J’ai continué avec « Sans elle ». L’histoire débute exactement de la même manière, au mot près. Coline est punie alors que Jessica part avec sa mère au feu d’artifice du 14 juillet 2004. Elle voit les colliers phosphorescents que distribue un jeune homme et souhaite absolument en avoir un. Elle lâche la main de sa mère, celle-ci étant happée par le feu d’artifice qui vient de commencer. Quand Patricia, la mère, baisse le regard pour retrouver sa fille, cette dernière a disparu.
J’ai moins aimé ce roman là car je l’ai trouvé insoutenable. La disparition est tellement bien décrite, les sentiments de torpeur et d’angoisse des parents sont si admirablement retranscrits qu’il m’a été difficile d’en soutenir la lecture. Impossible de ne pas se projeter… Et j’ai trouvé l’exercice cruellement douloureux. La première moitié du roman s’attarde sur les recherches vaines, les espoirs sans cesse abolis de la famille dans la tourmente. La deuxième partie suit la tentative de reconstruction du père. Et l’effacement de Coline, la jumelle qui a perdu sa moitié et qui ne s’en remettra jamais. Celle qui a perdu sa mère dans la foulée, cette dernière étant un fantôme voué à la recherche de sa fille disparue. Coline essaye de disparaître tout en souhaitant à tout prix attirer l’attention de celle qui ne voit même plus qu’elle existe.
Ce roman-là est néanmoins intéressant car il nous plonge avec beaucoup d’acuité dans le quotidien atroce d’une famille qui a perdu un de ses membres, sans savoir ce qui lui est arrivé. On réalise alors qu’il existe encore pire que de perdre un enfant: le perdre sans savoir ce qu’il est advenu de lui. S’il est encore en vie quelque part, s’il souffre le martyr, s’il est décédé, dans quelles conditions… Le doute et l’espoir qui empêche de faire le deuil et de s’autoriser à vivre.
Intéressant aussi le parallèle entre les deux livres. Coline restant dans l’ombre de sa soeur, que celle-ci soit présente ou absente.
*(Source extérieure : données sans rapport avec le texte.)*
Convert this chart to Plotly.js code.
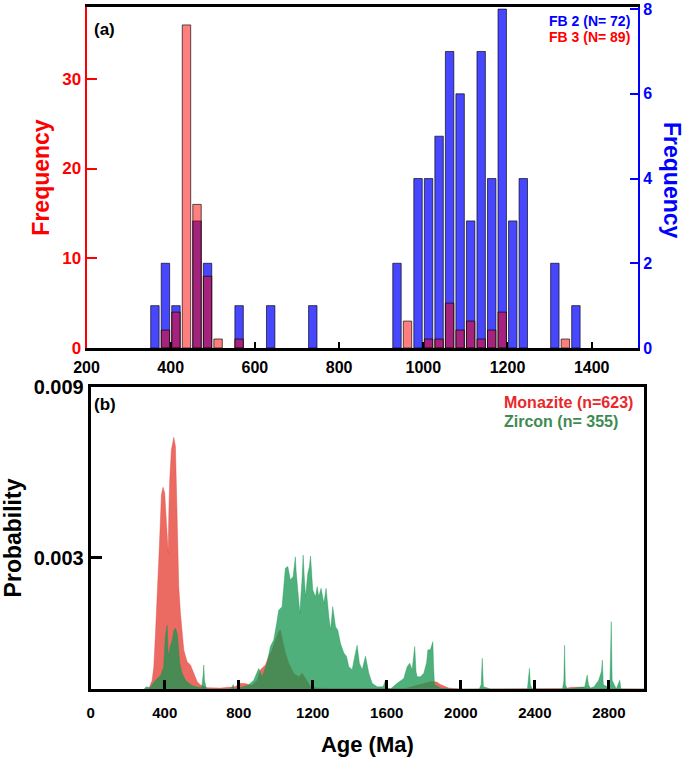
<!DOCTYPE html>
<html>
<head>
<meta charset="utf-8">
<script src="https://cdn.plot.ly/plotly-3.0.1.min.js"></script>
<style>html,body{margin:0;padding:0;background:#fff}#chart{width:685px;height:757px}</style>
</head>
<body>
<div id="chart"></div>
<script>
// ---- Panel (a): detrital histogram, bin centres (Ma) and counts ----
const fb2Ages   = [362.5, 387.5, 412.5, 462.5, 487.5, 562.5, 637.5, 737.5, 937.5, 987.5, 1012.5, 1037.5, 1062.5, 1087.5, 1112.5, 1137.5, 1162.5, 1187.5, 1212.5, 1237.5, 1312.5, 1362.5];
const fb2Counts = [1, 2, 1, 3, 2, 1, 1, 1, 2, 4, 4, 5, 7, 6, 3, 7, 4, 8, 3, 4, 2, 1];
const fb3Ages   = [387.5, 412.5, 437.5, 462.5, 487.5, 512.5, 562.5, 962.5, 1012.5, 1037.5, 1062.5, 1087.5, 1112.5, 1137.5, 1162.5, 1187.5, 1337.5];
const fb3Counts = [2, 4, 36, 16, 8, 1, 1, 3, 1, 1, 5, 2, 3, 1, 2, 4, 1];
const ageTicksA = [200, 400, 600, 800, 1000, 1200, 1400];
const fb3Ticks  = [0, 10, 20, 30];
const fb2Ticks  = [0, 2, 4, 6, 8];

// ---- Panel (b): probability density curves ----
const monaziteAge = [290, 314, 332, 341, 350, 359, 371, 382, 391, 400, 409, 416, 419, 422, 427, 436, 449, 458, 467, 476, 485, 494, 503, 521, 539, 557, 575, 593, 629, 700, 780, 810, 840, 870, 900, 917, 944, 962, 980, 998, 1016, 1025, 1038, 1052, 1070, 1097, 1124, 1143, 1161, 1188, 1224, 1300, 1700, 1764, 1800, 1840, 1870, 1890, 1935, 2000, 2560, 2600, 2650, 2690, 2990];
const monaziteProb = [0, 0, 0.0002, 0.0005, 0.00127, 0.00203, 0.00325, 0.00443, 0.00461, 0.00447, 0.00386, 0.0034, 0.0031, 0.0040, 0.00478, 0.00546, 0.00575, 0.00554, 0.00401, 0.00234, 0.00173, 0.00127, 0.00089, 0.00062, 0.00055, 0.00036, 0.00017, 0.00009, 0.00003, 0.00002, 0.00005, 0.00013, 0.00012, 0.00008, 0.0002, 0.00044, 0.00055, 0.00075, 0.00089, 0.00112, 0.00131, 0.00135, 0.00112, 0.00082, 0.00059, 0.00036, 0.00028, 0.00036, 0.00024, 0.00005, 0.00002, 0.00001, 0.00001, 0.00008, 0.00012, 0.00017, 0.00016, 0.0001, 0.00002, 0, 0.00001, 0.00004, 0.00004, 0.00001, 0];
const zirconAge = [290, 300, 320, 350, 377, 394, 403, 409, 413, 418, 421, 430, 440, 450, 458, 465, 470, 481, 494, 512, 539, 566, 600, 607, 611, 615, 625, 760, 770, 776, 800, 850, 881, 908, 926, 953, 971, 989, 1005, 1016, 1034, 1045, 1052, 1065, 1079, 1094, 1100, 1106, 1110, 1116, 1130, 1142, 1148, 1155, 1161, 1173, 1182, 1188, 1194, 1200, 1215, 1224, 1232, 1245, 1260, 1272, 1287, 1296, 1308, 1323, 1335, 1350, 1368, 1382, 1395, 1413, 1427, 1440, 1452, 1467, 1485, 1503, 1521, 1548, 1580, 1593, 1600, 1620, 1656, 1692, 1710, 1724, 1737, 1751, 1758, 1764, 1782, 1800, 1815, 1822, 1836, 1849, 1853, 1858, 1890, 1950, 2100, 2110, 2116, 2122, 2140, 2160, 2360, 2366, 2371, 2376, 2385, 2550, 2557, 2561, 2565, 2575, 2670, 2683, 2690, 2700, 2720, 2745, 2760, 2765, 2770, 2790, 2806, 2813, 2818, 2840, 2855, 2859, 2865, 2990];
const zirconProb = [0, 0.00005, 0.00003, 0.0002, 0.0003, 0.0005, 0.00119, 0.00146, 0.00146, 0.0009, 0.00074, 0.00098, 0.0011, 0.00135, 0.00139, 0.0013, 0.0012, 0.00059, 0.00036, 0.0002, 0.0001, 0.00005, 0.00003, 0.0003, 0.00055, 0.0002, 0, 0, 0.0001, 0, 0.00003, 0.00008, 0.0002, 0.00047, 0.00028, 0.00059, 0.00097, 0.00112, 0.0015, 0.0018, 0.00188, 0.0024, 0.00276, 0.0028, 0.00249, 0.00257, 0.0028, 0.00302, 0.0027, 0.00234, 0.00173, 0.0025, 0.00306, 0.0025, 0.00211, 0.00264, 0.0028, 0.00304, 0.0027, 0.00226, 0.00211, 0.00234, 0.00211, 0.0023, 0.00196, 0.0023, 0.00165, 0.00135, 0.00188, 0.00142, 0.00135, 0.00104, 0.00082, 0.00075, 0.00051, 0.00044, 0.00075, 0.001, 0.00059, 0.00044, 0.00075, 0.00036, 0.00013, 0.00005, 0.00005, 0.0002, 0.00003, 0, 0.00013, 0.00024, 0.00051, 0.00059, 0.00044, 0.00097, 0.0004, 0.00028, 0.00028, 0.00036, 0.0006, 0.00089, 0.0009, 0.00108, 0.0005, 0.0001, 0.00002, 0, 0, 0.0001, 0.0007, 0.00005, 0.00003, 0, 0, 0.0003, 0.00047, 0.0001, 0, 0, 0.0002, 0.001, 0.0001, 0, 0.00005, 0.00032, 0.0001, 0.00002, 0.00005, 0.0002, 0.0004, 0.00066, 0.0001, 0.00005, 0.0002, 0.00154, 0.0002, 0, 0.0002, 0.0002, 0, 0];
const ageTicksB = [0, 400, 800, 1200, 1600, 2000, 2400, 2800];
const probTickVals = [0.003, 0.0069];
const probTickText = ['0.003', '0.009'];

const FONT = 'Liberation Sans, Arial, Helvetica, sans-serif';
const W = 685, H = 757;
const px = v => v / W, py = v => 1 - v / H;

const traces = [
  {type: 'bar', name: 'FB 2', x: fb2Ages, y: fb2Counts, width: 20, xaxis: 'x', yaxis: 'y',
   marker: {color: 'rgba(0,0,255,0.72)', line: {color: 'rgba(0,0,0,0.65)', width: 1}}},
  {type: 'bar', name: 'FB 3', x: fb3Ages, y: fb3Counts, width: 20, xaxis: 'x', yaxis: 'y2',
   marker: {color: 'rgba(255,0,0,0.5)', line: {color: 'rgba(0,0,0,0.65)', width: 1}}},
  {type: 'scatter', mode: 'lines', name: 'Monazite', x: monaziteAge, y: monaziteProb, xaxis: 'x2', yaxis: 'y3',
   fill: 'tozeroy', fillcolor: 'rgba(230,70,60,0.8)', line: {color: 'rgba(230,70,60,0.8)', width: 0.5}},
  {type: 'scatter', mode: 'lines', name: 'Zircon', x: zirconAge, y: zirconProb, xaxis: 'x2', yaxis: 'y3',
   fill: 'tozeroy', fillcolor: 'rgba(20,150,80,0.75)', line: {color: 'rgba(20,150,80,0.75)', width: 0.5}}
];

const bold = (size, color) => ({family: FONT, size: size, color: color || '#000', weight: 'bold'});

const layout = {
  width: W, height: H,
  margin: {l: 0, r: 0, t: 0, b: 0},
  paper_bgcolor: '#fff', plot_bgcolor: '#fff',
  showlegend: false,
  barmode: 'overlay',
  bargap: 0,
  font: {family: FONT},
  xaxis: {
    domain: [px(86.5), px(638)], range: [200, 1510], anchor: 'y',
    tickmode: 'array', tickvals: ageTicksA, ticks: 'inside', ticklen: 6, tickwidth: 2, tickcolor: '#000',
    showline: true, linecolor: '#000', linewidth: 3, mirror: true, ticklabelstandoff: 3,
    showgrid: false, zeroline: false, tickfont: bold(16)
  },
  yaxis: {
    domain: [py(348), py(7)], range: [0, 8.05], anchor: 'x', side: 'right',
    tickmode: 'array', tickvals: fb2Ticks, ticks: 'inside', ticklen: 8, tickwidth: 2, tickcolor: '#0000ff',
    showline: true, linecolor: '#0000ff', linewidth: 2,
    showgrid: false, zeroline: false, tickfont: bold(16, '#0000ff')
  },
  yaxis2: {
    overlaying: 'y', anchor: 'x', side: 'left', range: [0, 38],
    tickmode: 'array', tickvals: fb3Ticks, ticks: 'inside', ticklen: 10, tickwidth: 2, tickcolor: '#ff0000',
    showline: true, linecolor: '#ff0000', linewidth: 2,
    showgrid: false, zeroline: false, tickfont: bold(17, '#ff0000'),
    title: {text: 'Frequency', font: bold(23, '#ff0000'), standoff: 6}
  },
  xaxis2: {
    domain: [px(90.7), px(644)], range: [0, 2990], anchor: 'y3',
    tickmode: 'array', tickvals: ageTicksB, ticks: 'inside', ticklen: 9, tickwidth: 3, tickcolor: '#000',
    showline: true, linecolor: '#000', linewidth: 3, mirror: true, ticklabelstandoff: 8,
    showgrid: false, zeroline: false, tickfont: bold(15),
    title: {text: 'Age (Ma)', font: bold(22), standoff: 20}
  },
  yaxis3: {
    domain: [py(689), py(387)], range: [0, 0.0069], anchor: 'x2',
    tickmode: 'array', tickvals: probTickVals, ticktext: probTickText, ticks: 'inside', ticklen: 11, tickwidth: 3, tickcolor: '#000',
    showline: true, linecolor: '#000', linewidth: 3, mirror: true,
    showgrid: false, zeroline: false, tickfont: bold(20),
    title: {text: 'Probability', font: bold(23), standoff: 8}
  },
  annotations: [
    {text: '(a)', xref: 'paper', yref: 'paper', x: px(92), y: py(29), xanchor: 'left', yanchor: 'middle', showarrow: false, font: bold(17)},
    {text: '(b)', xref: 'paper', yref: 'paper', x: px(92), y: py(405), xanchor: 'left', yanchor: 'middle', showarrow: false, font: bold(17)},
    {text: 'FB 2 (N= 72)', xref: 'paper', yref: 'paper', x: px(632), y: py(21), xanchor: 'right', yanchor: 'middle', showarrow: false, font: bold(14, '#0000ff')},
    {text: 'FB 3 (N= 89)', xref: 'paper', yref: 'paper', x: px(632), y: py(37), xanchor: 'right', yanchor: 'middle', showarrow: false, font: bold(14, '#ff0000')},
    {text: 'Monazite (n=623)', xref: 'paper', yref: 'paper', x: px(502), y: py(402), xanchor: 'left', yanchor: 'middle', showarrow: false, font: bold(16, '#e8282a')},
    {text: 'Zircon (n= 355)', xref: 'paper', yref: 'paper', x: px(502), y: py(422), xanchor: 'left', yanchor: 'middle', showarrow: false, font: bold(16, '#3d8b50')},
    {text: 'Frequency', xref: 'paper', yref: 'paper', x: px(672), y: py(180), xanchor: 'center', yanchor: 'middle', textangle: 90, showarrow: false, font: bold(23, '#0000ff')}
  ]
};

Plotly.newPlot('chart', traces, layout, {staticPlot: true, displayModeBar: false});
</script>
</body>
</html>
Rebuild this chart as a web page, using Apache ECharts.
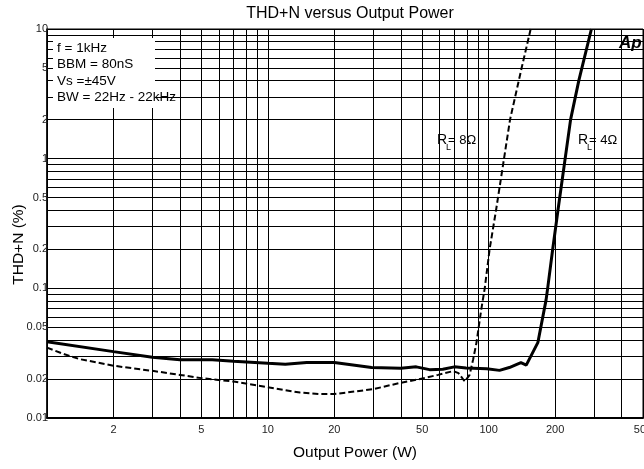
<!DOCTYPE html>
<html>
<head>
<meta charset="utf-8">
<script src="https://cdn.jsdelivr.net/npm/echarts@6/dist/echarts.min.js"></script>
<style>
html,body{margin:0;padding:0;background:#fff;}
#chart{width:644px;height:469px;}
</style>
</head>
<body>
<div id="chart"></div>
<script>
// ---- data ----
const power8 = [1, 1.2, 1.4, 2, 3, 4, 5, 7, 10, 14, 17, 20, 30, 40, 47, 59, 69, 73, 78, 82, 85, 88, 92.5, 96, 101, 108, 125, 141, 155];
const thd8   = [0.0349, 0.031, 0.0285, 0.0253, 0.0231, 0.0215, 0.0203, 0.0191, 0.0173, 0.0157, 0.0153, 0.0153, 0.0167, 0.0187, 0.0197, 0.0215, 0.023, 0.0222, 0.0191, 0.0215, 0.0281, 0.0378, 0.068, 0.1, 0.2, 0.4, 2, 5, 10];
const power4 = [1, 2, 3, 4, 5.6, 7, 10, 12, 15, 20, 29.5, 40, 47, 54, 62, 70, 79, 98, 112, 124, 140, 148, 167, 182, 185, 195, 206, 235, 256, 292];
const thd4   = [0.0388, 0.0325, 0.0294, 0.0281, 0.0281, 0.0274, 0.0264, 0.026, 0.0268, 0.0268, 0.0245, 0.0242, 0.0248, 0.0236, 0.0238, 0.0248, 0.0243, 0.024, 0.0233, 0.0245, 0.0267, 0.0256, 0.0381, 0.0815, 0.1, 0.2, 0.4, 2, 4, 10];

const xGridValues  = [1,2,3,4,5,6,7,8,9,10,20,30,40,50,60,70,80,90,100,200,300,400,500];
const xLabelValues = [2,5,10,20,50,100,200,500];
const yGridValues  = [0.01,0.02,0.03,0.04,0.05,0.06,0.07,0.08,0.09,0.1,0.2,0.3,0.4,0.5,0.6,0.7,0.8,0.9,1,2,3,4,5,6,7,8,9,10];
const yLabelValues = [0.01,0.02,0.05,0.1,0.2,0.5,1,2,5,10];

const titleText = 'THD+N versus Output Power';
const xName = 'Output Power (W)';
const yName = 'THD+N (%)';
const noteLines = ['f = 1kHz', 'BBM = 80nS', 'Vs =\u00b145V', 'BW = 22Hz - 22kHz'];

const FONT = 'Liberation Sans, Arial, sans-serif';
const chart = echarts.init(document.getElementById('chart'), null, {renderer: 'canvas'});

const noteY = [48, 64, 81, 97];
const graphics = [
  {type: 'rect', shape: {x: 53, y: 38, width: 102, height: 70}, style: {fill: '#fff'}, z: 50},
];
noteLines.forEach((t, i) => graphics.push({
  type: 'text', x: 57, y: noteY[i], z: 51,
  style: {text: t, font: '13.5px ' + FONT, fill: '#000', textVerticalAlign: 'middle'}
}));
graphics.push(
  {type: 'text', x: 619, y: 43, z: 51, style: {text: 'Ap', font: 'italic bold 17px ' + FONT, fill: '#000', textVerticalAlign: 'middle'}},
  {type: 'text', x: 437, y: 140, z: 51, style: {text: 'R', font: '14px ' + FONT, fill: '#000', textVerticalAlign: 'middle'}},
  {type: 'text', x: 446, y: 148, z: 51, style: {text: 'L', font: '9px ' + FONT, fill: '#000', textVerticalAlign: 'middle'}},
  {type: 'text', x: 448, y: 140, z: 51, style: {text: '= 8\u03a9', font: '13px ' + FONT, fill: '#000', textVerticalAlign: 'middle'}},
  {type: 'text', x: 578, y: 140, z: 51, style: {text: 'R', font: '14px ' + FONT, fill: '#000', textVerticalAlign: 'middle'}},
  {type: 'text', x: 587, y: 148, z: 51, style: {text: 'L', font: '9px ' + FONT, fill: '#000', textVerticalAlign: 'middle'}},
  {type: 'text', x: 589, y: 140, z: 51, style: {text: '= 4\u03a9', font: '13px ' + FONT, fill: '#000', textVerticalAlign: 'middle'}}
);

const fmt = v => String(+v.toPrecision(3));

chart.setOption({
  animation: false,
  backgroundColor: '#fff',
  title: {
    text: titleText, left: 345, top: 1, textAlign: 'center',
    textStyle: {fontFamily: FONT, fontSize: 16, fontWeight: 'normal', color: '#000'}
  },
  grid: {left: 47, right: 1, top: 29, bottom: 51, show: true, borderColor: '#000', borderWidth: 1,
         containLabel: false, outerBoundsMode: 'none'},
  xAxis: {
    type: 'log', logBase: 10, min: 1, max: 500,
    name: xName, nameLocation: 'middle', nameGap: 27, nameMoveOverlap: false,
    nameTextStyle: {fontFamily: FONT, fontSize: 15.5, color: '#000', padding: [0, 0, 0, 20]},
    axisLine: {show: true, lineStyle: {color: '#000', width: 2}},
    axisTick: {show: false, customValues: xGridValues},
    axisLabel: {customValues: xLabelValues, formatter: fmt, margin: 6, fontFamily: FONT, fontSize: 11, color: '#222'},
    splitLine: {show: true, lineStyle: {color: '#000', width: 1}},
    minorSplitLine: {show: false}
  },
  yAxis: {
    type: 'log', logBase: 10, min: 0.01, max: 10,
    name: yName, nameLocation: 'middle', nameGap: 20, nameMoveOverlap: false,
    nameTextStyle: {fontFamily: FONT, fontSize: 15.5, color: '#000', padding: [0, 42, 0, 0]},
    axisLine: {show: true, lineStyle: {color: '#000', width: 1.5}},
    axisTick: {show: false, customValues: yGridValues},
    axisLabel: {customValues: yLabelValues, formatter: fmt, margin: -1, fontFamily: FONT, fontSize: 11, color: '#222'},
    splitLine: {show: true, lineStyle: {color: '#000', width: 1}}
  },
  graphic: graphics,
  series: [
    {
      name: 'RL = 8Ω', type: 'line', data: power8.map((p, i) => [p, thd8[i]]),
      showSymbol: false, symbol: 'none', clip: true, z: 10,
      lineStyle: {color: '#000', width: 2, type: [6, 3]}
    },
    {
      name: 'RL = 4Ω', type: 'line', data: power4.map((p, i) => [p, thd4[i]]),
      showSymbol: false, symbol: 'none', clip: true, z: 11,
      lineStyle: {color: '#000', width: 3}
    }
  ]
});
</script>
</body>
</html>
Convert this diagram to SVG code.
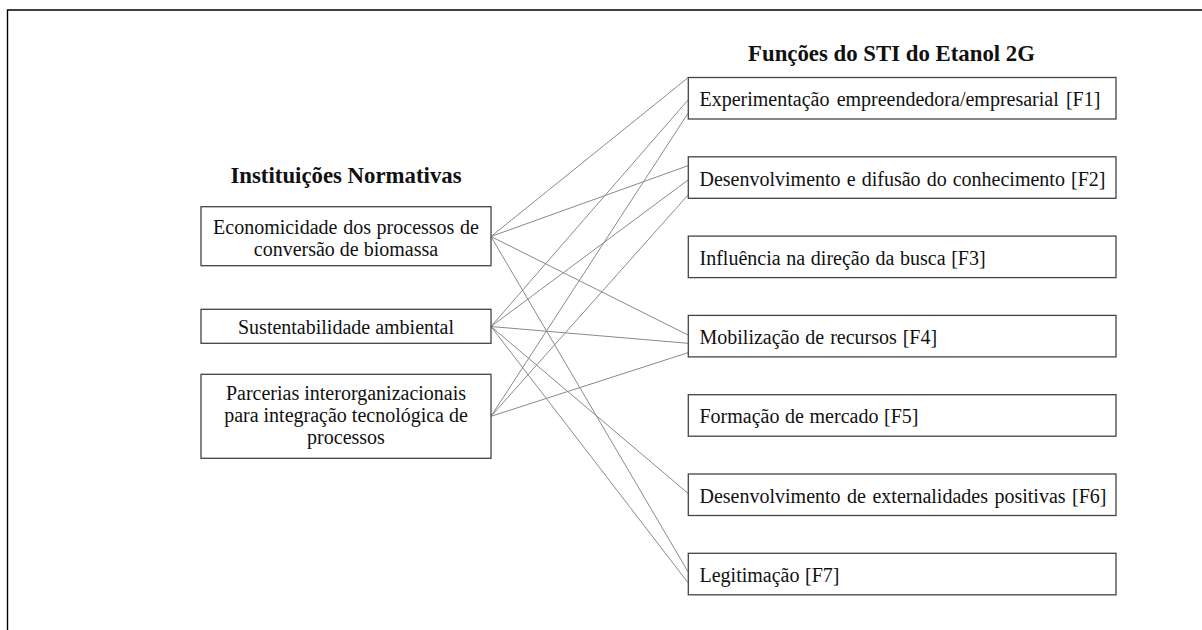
<svg xmlns="http://www.w3.org/2000/svg" width="1202" height="630" viewBox="0 0 1202 630">
  <style>
    .frame { fill: none; stroke: #000; stroke-width: 1.4; }
    .box { fill: #fff; stroke: #444; stroke-width: 1.3; }
    .link { fill: none; stroke: #8a8a8a; stroke-width: 1; }
    .title { font-family: "Liberation Serif", "Times New Roman", serif; font-size: 22.8px; font-weight: bold; fill: #111; }
    .label { font-family: "Liberation Serif", "Times New Roman", serif; font-size: 20px; fill: #111; }
    .mid { text-anchor: middle; }
  </style>
  <rect width="1202" height="630" fill="#fff"/>

  <!-- page frame (left and top edges only) -->
  <path class="frame" d="M7.5 630 V10 H1202"/>

  <!-- headings -->
  <text class="title mid" x="346" y="183">Instituições Normativas</text>
  <text class="title mid" x="891.5" y="61">Funções do STI do Etanol 2G</text>

  <!-- connectors: normative institutions to system functions -->
  <g id="connectors">
    <line class="link" x1="491" y1="236.5" x2="688" y2="77.7"/>
    <line class="link" x1="491" y1="236.5" x2="688" y2="165.7"/>
    <line class="link" x1="491" y1="236.5" x2="688" y2="335"/>
    <line class="link" x1="491" y1="236.5" x2="688" y2="571.7"/>
    <line class="link" x1="491" y1="326.5" x2="688" y2="100"/>
    <line class="link" x1="491" y1="326.5" x2="688" y2="180"/>
    <line class="link" x1="491" y1="326.5" x2="688" y2="343.3"/>
    <line class="link" x1="491" y1="326.5" x2="688" y2="493.3"/>
    <line class="link" x1="491" y1="326.5" x2="688" y2="582.7"/>
    <line class="link" x1="491" y1="416.3" x2="688" y2="113.3"/>
    <line class="link" x1="491" y1="416.3" x2="688" y2="195"/>
    <line class="link" x1="491" y1="416.3" x2="688" y2="352.7"/>
  </g>

  <!-- left column: normative institutions -->
  <g id="inst-economicidade">
    <rect class="box" x="201" y="206.7" width="290" height="59"/>
    <text class="label mid" x="346" y="233.5" word-spacing="0.7">Economicidade dos processos de</text>
    <text class="label mid" x="346" y="256">conversão de biomassa</text>
  </g>
  <g id="inst-sustentabilidade">
    <rect class="box" x="201" y="309.3" width="290" height="34"/>
    <text class="label mid" x="346" y="334">Sustentabilidade ambiental</text>
  </g>
  <g id="inst-parcerias">
    <rect class="box" x="201" y="374.3" width="290" height="84"/>
    <text class="label mid" x="346" y="400">Parcerias interorganizacionais</text>
    <text class="label mid" x="346" y="422">para integração tecnológica de</text>
    <text class="label mid" x="346" y="444">processos</text>
  </g>

  <!-- right column: system functions -->
  <g id="f1">
    <rect class="box" x="688.3" y="77.5" width="427.7" height="41.5"/>
    <text class="label" x="699.5" y="106.2" word-spacing="2.2">Experimentação empreendedora/empresarial [F1]</text>
  </g>
  <g id="f2">
    <rect class="box" x="688.3" y="156.8" width="427.7" height="41.5"/>
    <text class="label" x="699.5" y="185.5" word-spacing="1.1">Desenvolvimento e difusão do conhecimento [F2]</text>
  </g>
  <g id="f3">
    <rect class="box" x="688.3" y="236.1" width="427.7" height="41.5"/>
    <text class="label" x="699.5" y="264.8" word-spacing="0.7">Influência na direção da busca [F3]</text>
  </g>
  <g id="f4">
    <rect class="box" x="688.3" y="315.4" width="427.7" height="41.5"/>
    <text class="label" x="699.5" y="344.1" word-spacing="0.9">Mobilização de recursos [F4]</text>
  </g>
  <g id="f5">
    <rect class="box" x="688.3" y="394.7" width="427.7" height="41.5"/>
    <text class="label" x="699.5" y="423.4" word-spacing="0.6">Formação de mercado [F5]</text>
  </g>
  <g id="f6">
    <rect class="box" x="688.3" y="474" width="427.7" height="41.5"/>
    <text class="label" x="699.5" y="502.7" word-spacing="1.5">Desenvolvimento de externalidades positivas [F6]</text>
  </g>
  <g id="f7">
    <rect class="box" x="688.3" y="553.3" width="427.7" height="41.5"/>
    <text class="label" x="699.5" y="582" word-spacing="0.6">Legitimação [F7]</text>
  </g>
</svg>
Les histoires se complètent, se rejoignent, douloureusement.
La lecture de ce second roman m’a fait penser à plusieurs reprises au Goncourt « Chanson douce », dans sa façon de souligner la difficulté de vivre dans un monde qui ne nous pardonne rien, où un moment de partage simple avec les siens devient une source de jugement de la part de ceux qui ne peuvent pas comprendre que l’on puisse sourire alors que l’on vit un drame. Cette double peine des gens malheureux que la société condamne tout en les mettant à l’écart, le malheur étant peut-être contagieux. Cette façon d’évoquer un fait divers tragique avec une précision d’orfèvre.
C’est glaçant.
Bref, je vous les conseille si vous aimez ce genre de sujets. C’est très sombre mais vraiment bien écrit et le ton est acerbe. La voix du premier est très fluide et agréable. J’ai trouvé le second lu un peu plus « mollement », mais comme on peut accélérer la vitesse de lecture, cela n’a pas été un souci. D’un autre côté, j’avais lu le premier en vitesse 1,5, c’est donc assez normal qu’une voix lisant à allure classique m’ait paru trop lente… L’oreille s’habitude très vite à une lecture rapide!
Je conseille la lecture dans l’autre sens, d’abord « sans elle » et ensuite « avec elle »… Les deux histoires sont très tristes mais je trouve « avec elle » tout de même moins éprouvant.
« Avec elle », de Solène Bakowski, lu par Lila Tamazit. « Sans elle », de Amélie Antoine, lu par Ludmila Ruoso. Les deux sont en exclusivité chez Audible.